PROBLEM DESCRIPTION
Write out the entire listing below exactly as it appears, minus any pictures.
_ _ _
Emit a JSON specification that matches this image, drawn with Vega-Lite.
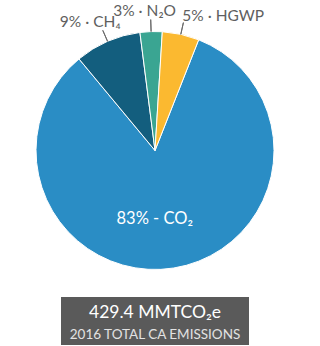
{
  "$schema": "https://vega.github.io/schema/vega-lite/v6.json",
  "padding": {"left": 0, "top": 3, "right": 0, "bottom": 0},
  "background": "#ffffff",
  "spacing": 0,
  "center": true,
  "config": {"view": {"stroke": null}, "text": {"font": "Lato"}},
  "vconcat": [
    {
      "width": 310,
      "height": 293,
      "data": {"values": [
        {"gas": "CO2", "value": 83, "label": "83% - CO₂"},
        {"gas": "CH4", "value": 9, "label": "9% · CH₄"},
        {"gas": "N2O", "value": 3, "label": "3% · N₂O"},
        {"gas": "HGWP", "value": 5, "label": "5% · HGWP"}
      ]},
      "encoding": {
        "theta": {"field": "value", "type": "quantitative", "stack": true, "scale": {"range": [-0.127, 6.156]}},
        "order": {"field": "gas", "sort": "descending"},
        "detail": {"field": "gas"}
      },
      "layer": [
        {
          "mark": {"type": "arc", "radius": 119, "stroke": "#ffffff", "strokeWidth": 1},
          "encoding": {
            "color": {"field": "gas", "type": "nominal", "legend": null,
              "scale": {"domain": ["CO2", "CH4", "N2O", "HGWP"], "range": ["#2a8dc5", "#135e7e", "#3aa592", "#fbb930"]}}
          }
        },
        {
          "mark": {"type": "arc", "fillOpacity": 0, "stroke": "#6a6a6a", "strokeWidth": 1, "padAngle": 3},
          "encoding": {
            "radius": {"value": 131}, "radius2": {"value": 119},
            "opacity": {"condition": {"test": "datum.gas != 'CO2'", "value": 1}, "value": 0}
          }
        },
        {
          "mark": {"type": "text", "radius": 135, "fontSize": 15.5, "color": "#5f5f5f", "dx": -11, "dy": -5},
          "encoding": {"text": {"condition": {"test": "datum.gas == 'CH4'", "field": "label"}, "value": ""}}
        },
        {
          "mark": {"type": "text", "radius": 135, "fontSize": 15.5, "color": "#5f5f5f", "dx": -6, "dy": -5},
          "encoding": {"text": {"condition": {"test": "datum.gas == 'N2O'", "field": "label"}, "value": ""}}
        },
        {
          "mark": {"type": "text", "radius": 135, "fontSize": 15.5, "color": "#5f5f5f", "dx": 39, "dy": -3},
          "encoding": {"text": {"condition": {"test": "datum.gas == 'HGWP'", "field": "label"}, "value": ""}}
        },
        {
          "mark": {"type": "text", "radius": 68, "fontSize": 16.5, "color": "#ffffff", "dx": -11, "dy": 1},
          "encoding": {"text": {"condition": {"test": "datum.gas == 'CO2'", "field": "label"}, "value": ""}}
        }
      ]
    },
    {
      "width": 188,
      "height": 48,
      "view": {"fill": "#5a5a5a", "stroke": null},
      "data": {"values": [{"amount": "429.4 MMTCO₂e", "caption": "2016 TOTAL CA EMISSIONS"}]},
      "layer": [
        {
          "mark": {"type": "text", "fontSize": 17.5, "color": "#ffffff", "dy": -8},
          "encoding": {"text": {"field": "amount"}}
        },
        {
          "mark": {"type": "text", "fontSize": 13.5, "color": "#e2e2e2", "dy": 14},
          "encoding": {"text": {"field": "caption"}}
        }
      ]
    }
  ]
}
_ _ _
RESULT OF THIS EXERCISE
Emit a JSON specification that matches this image, drawn with Vega-Lite.
{
  "$schema": "https://vega.github.io/schema/vega-lite/v6.json",
  "padding": {"left": 0, "top": 3, "right": 0, "bottom": 0},
  "background": "#ffffff",
  "spacing": 0,
  "center": true,
  "config": {"view": {"stroke": null}, "text": {"font": "Lato"}},
  "vconcat": [
    {
      "width": 310,
      "height": 293,
      "data": {"values": [
        {"gas": "CO2", "value": 83, "label": "83% - CO₂"},
        {"gas": "CH4", "value": 9, "label": "9% · CH₄"},
        {"gas": "N2O", "value": 3, "label": "3% · N₂O"},
        {"gas": "HGWP", "value": 5, "label": "5% · HGWP"}
      ]},
      "encoding": {
        "theta": {"field": "value", "type": "quantitative", "stack": true, "scale": {"range": [-0.127, 6.156]}},
        "order": {"field": "gas", "sort": "descending"},
        "detail": {"field": "gas"}
      },
      "layer": [
        {
          "mark": {"type": "arc", "radius": 119, "stroke": "#ffffff", "strokeWidth": 1},
          "encoding": {
            "color": {"field": "gas", "type": "nominal", "legend": null,
              "scale": {"domain": ["CO2", "CH4", "N2O", "HGWP"], "range": ["#2a8dc5", "#135e7e", "#3aa592", "#fbb930"]}}
          }
        },
        {
          "mark": {"type": "arc", "fillOpacity": 0, "stroke": "#6a6a6a", "strokeWidth": 1, "padAngle": 3},
          "encoding": {
            "radius": {"value": 131}, "radius2": {"value": 119},
            "opacity": {"condition": {"test": "datum.gas != 'CO2'", "value": 1}, "value": 0}
          }
        },
        {
          "mark": {"type": "text", "radius": 135, "fontSize": 15.5, "color": "#5f5f5f", "dx": -11, "dy": -5},
          "encoding": {"text": {"condition": {"test": "datum.gas == 'CH4'", "field": "label"}, "value": ""}}
        },
        {
          "mark": {"type": "text", "radius": 135, "fontSize": 15.5, "color": "#5f5f5f", "dx": -6, "dy": -5},
          "encoding": {"text": {"condition": {"test": "datum.gas == 'N2O'", "field": "label"}, "value": ""}}
        },
        {
          "mark": {"type": "text", "radius": 135, "fontSize": 15.5, "color": "#5f5f5f", "dx": 39, "dy": -3},
          "encoding": {"text": {"condition": {"test": "datum.gas == 'HGWP'", "field": "label"}, "value": ""}}
        },
        {
          "mark": {"type": "text", "radius": 68, "fontSize": 16.5, "color": "#ffffff", "dx": -11, "dy": 1},
          "encoding": {"text": {"condition": {"test": "datum.gas == 'CO2'", "field": "label"}, "value": ""}}
        }
      ]
    },
    {
      "width": 188,
      "height": 48,
      "view": {"fill": "#5a5a5a", "stroke": null},
      "data": {"values": [{"amount": "429.4 MMTCO₂e", "caption": "2016 TOTAL CA EMISSIONS"}]},
      "layer": [
        {
          "mark": {"type": "text", "fontSize": 17.5, "color": "#ffffff", "dy": -8},
          "encoding": {"text": {"field": "amount"}}
        },
        {
          "mark": {"type": "text", "fontSize": 13.5, "color": "#e2e2e2", "dy": 14},
          "encoding": {"text": {"field": "caption"}}
        }
      ]
    }
  ]
}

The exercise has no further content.